Mathematically proficient students try to communicate precisely to others. They try to use clear definitions in discussion with others and in their own reasoning. They state the meaning of the symbols they choose, including using the equal sign consistently and appropriately. They are careful about specifying units of measure, and labeling axes to clarify the correspondence with quantities in a problem. They calculate accurately and efficiently, express numerical answers with a degree of precision appropriate for the problem context.
#7 Look for and make use of structure.
Mathematically proficient students look closely to discern a pattern or structure. Mid-level students will see 7 × 8 equals the well-remembered 7 × 5 + 7 × 3, in preparation for learning about the distributive property.
#8 Look for and express regularity in repeated reasoning.
Mathematically proficient students notice if calculations are repeated, and look both for general methods and for shortcuts. Upper elementary students might notice when dividing 25 by 11 that they are repeating the same calculations over and over again, and conclude they have a repeating decimal. By paying attention to the calculation of slope as they repeatedly check whether points are on the line through (1, 2) with slope 3, middle school students might abstract the equation (y – 2)/(x – 1) = 3. As they work to solve a problem, mathematically proficient students maintain oversight of the process, while attending to the details. They continually evaluate the reasonableness of their intermediate results.

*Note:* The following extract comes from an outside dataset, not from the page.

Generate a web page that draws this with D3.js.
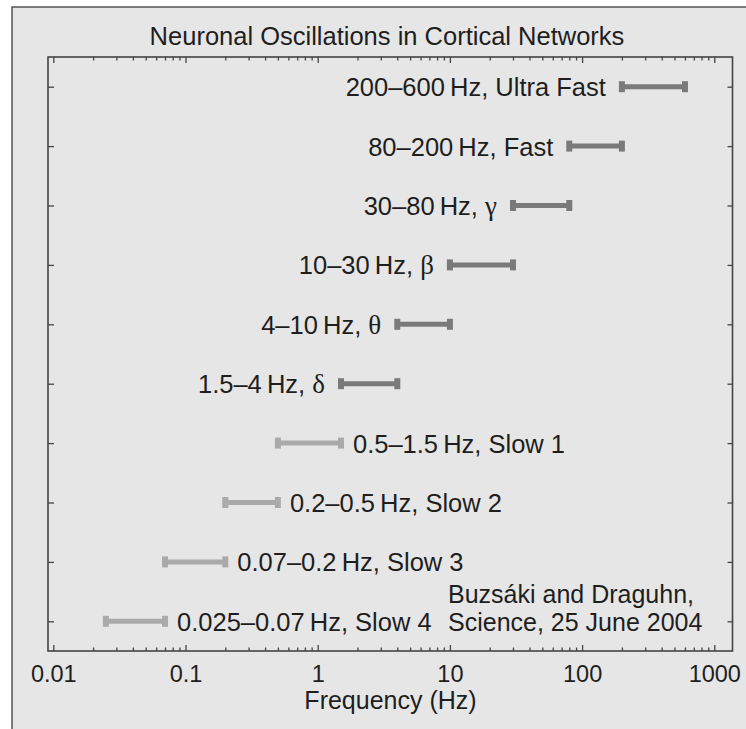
<!DOCTYPE html>
<html>
<head>
<meta charset="utf-8">
<script src="https://cdn.jsdelivr.net/npm/d3@7"></script>
<style>
  html, body { margin: 0; padding: 0; background: #ffffff; }
  svg { display: block; }
</style>
</head>
<body>
<svg id="chart" width="746" height="729"></svg>
<script>
// ---- data ----
const rangeLabels = ["200–600", "80–200", "30–80", "10–30", "4–10", "1.5–4", "0.5–1.5", "0.2–0.5", "0.07–0.2", "0.025–0.07"];
const lowHz  = [200, 80, 30, 10, 4, 1.5, 0.5, 0.2, 0.07, 0.025];
const highHz = [600, 200, 80, 30, 10, 4, 1.5, 0.5, 0.2, 0.07];
const bandNames = ["Ultra Fast", "Fast", "γ", "β", "θ", "δ", "Slow 1", "Slow 2", "Slow 3", "Slow 4"];
const isGreek = [false, false, true, true, true, true, false, false, false, false];
const isSlow  = [false, false, false, false, false, false, true, true, true, true];
const xMajorTicks = [0.01, 0.1, 1, 10, 100, 1000];
const xTickLabels = ["0.01", "0.1", "1", "10", "100", "1000"];
const titleText = "Neuronal Oscillations in Cortical Networks";
const xAxisTitle = "Frequency (Hz)";
const citation = ["Buzsáki and Draguhn,", "Science, 25 June 2004"];

// ---- layout ----
const svg = d3.select("#chart");
const W = 746, H = 729;
const mLeft = 48, mRight = 732.5, mTop = 57, mBottom = 651;
const sans = "'Liberation Sans', Arial, Helvetica, sans-serif";
const serif = "'Liberation Serif', 'Times New Roman', serif";
const ink = "#1e1e1e";
const axisColor = "#444";

// panel
svg.append("rect").attr("x", 12).attr("y", 7).attr("width", W).attr("height", H)
  .attr("fill", "#e6e6e6").attr("stroke", "#555").attr("stroke-width", 1.5);

// scales
const x = d3.scaleLog().domain([0.01, 1000]).range([53.3, 714.3]);
const idx = d3.range(rangeLabels.length);
const y = d3.scalePoint().domain(idx).range([mTop, mBottom]).padding(0.5);

// minor ticks
const minorTicks = [];
for (let e = -2; e < 3; e++) for (let m = 2; m <= 9; m++) minorTicks.push(m * Math.pow(10, e));

// axes
const g = svg.append("g");
const styleAxis = sel => {
  sel.select(".domain").remove();
  sel.selectAll("line").attr("stroke", axisColor).attr("stroke-width", 1.3);
};
g.append("g").attr("transform", `translate(0,${mBottom})`)
  .call(d3.axisBottom(x).tickValues(xMajorTicks).tickSize(-6).tickPadding(14)
    .tickFormat((d, i) => xTickLabels[i]))
  .call(styleAxis)
  .call(s => s.selectAll("text").attr("font-family", sans).attr("font-size", 23.5).attr("fill", ink));
g.append("g").attr("transform", `translate(0,${mBottom})`)
  .call(d3.axisBottom(x).tickValues(minorTicks).tickSize(-3.5).tickFormat(""))
  .call(styleAxis);
g.append("g").attr("transform", `translate(0,${mTop})`)
  .call(d3.axisTop(x).tickValues(xMajorTicks).tickSize(-6).tickFormat(""))
  .call(styleAxis);
g.append("g").attr("transform", `translate(0,${mTop})`)
  .call(d3.axisTop(x).tickValues(minorTicks).tickSize(-3.5).tickFormat(""))
  .call(styleAxis);
g.append("g").attr("transform", `translate(${mLeft},0)`)
  .call(d3.axisLeft(y).tickSize(-6).tickFormat(""))
  .call(styleAxis);
g.append("g").attr("transform", `translate(${mRight},0)`)
  .call(d3.axisRight(y).tickSize(-5).tickFormat(""))
  .call(styleAxis);

// axis box
svg.append("rect").attr("x", mLeft).attr("y", mTop)
  .attr("width", mRight - mLeft).attr("height", mBottom - mTop)
  .attr("fill", "none").attr("stroke", axisColor).attr("stroke-width", 1.6);

// bars
const bars = svg.append("g");
idx.forEach(i => {
  const col = isSlow[i] ? "#aaaaaa" : "#7a7a7a";
  const cy = y(i);
  const x0 = x(lowHz[i]), x1 = x(highHz[i]);
  bars.append("line").attr("x1", x0).attr("x2", x1).attr("y1", cy).attr("y2", cy)
    .attr("stroke", col).attr("stroke-width", 5);
  [x0, x1].forEach(xx => {
    bars.append("rect").attr("x", xx - 3).attr("y", cy - 5.5)
      .attr("width", 6).attr("height", 11).attr("fill", col);
  });
  const t = bars.append("text")
    .attr("y", cy + 9.5)
    .attr("font-family", sans).attr("font-size", 25.5).attr("fill", ink);
  if (isSlow[i]) {
    t.attr("x", x1 + 12).attr("text-anchor", "start");
  } else {
    t.attr("x", x0 - 16).attr("text-anchor", "end");
  }
  t.append("tspan").text(rangeLabels[i] + "\u2009Hz, ");
  const n = t.append("tspan").text(bandNames[i]);
  if (isGreek[i]) n.attr("font-family", serif).attr("font-size", 27);
});

// title
svg.append("text").attr("x", 387).attr("y", 45).attr("text-anchor", "middle")
  .attr("font-family", sans).attr("font-size", 25.5).attr("fill", ink).text(titleText);

// x-axis title
svg.append("text").attr("x", 390.5).attr("y", 709).attr("text-anchor", "middle")
  .attr("font-family", sans).attr("font-size", 25).attr("fill", ink).text(xAxisTitle);

// citation
citation.forEach((line, k) => {
  svg.append("text").attr("x", 448).attr("y", 602.5 + k * 28.5)
    .attr("font-family", sans).attr("font-size", 25).attr("fill", ink).text(line);
});
</script>
</body>
</html>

This unit helps students learn important questions to ask themselves about any situation that involves data analysis, such as What is the population? What is the sample? What kinds of comparisons or relationships can I explore using data from the sample? Can I use my results to make predictions or generalizations about the populations? Students have seen many of these data gathering measures before in earlier grades, and they will continue to use them in future endeavors. This unit will help students continue to practice their statistical investigation process. The process involves four parts: pose a question, collect the data, analyze the distribution, and interpret the analysis in light of the question. When completed, students need to communicate the results. Students will encounter situations in which different samples can produce different data and different characteristics of the data. Natural variability is inherent both within and between different samples taken from the same population.
Teachers need to be ready to facilitate understanding of plotting data on various forms such as scatter plots, box plots, and histograms. Teachers will need to be familiar with all of these concepts before they can delve into the instruction part. Questioning techniques are important in this unit. One question may be, “What does it mean to say one variable is related to another variable?”
Major misconceptions by and struggles for students in this unit include:
- Drawing the line of best fit and realizing that some lines may vary.
- Realizing the difference between a simulation and a real-life experiment.
- Distinguishing how two variables are related to one another.
- Writing an equation for a line through two pairs of given points (using already learned concepts)
- Predicting other data points on a scatter plot based on information given.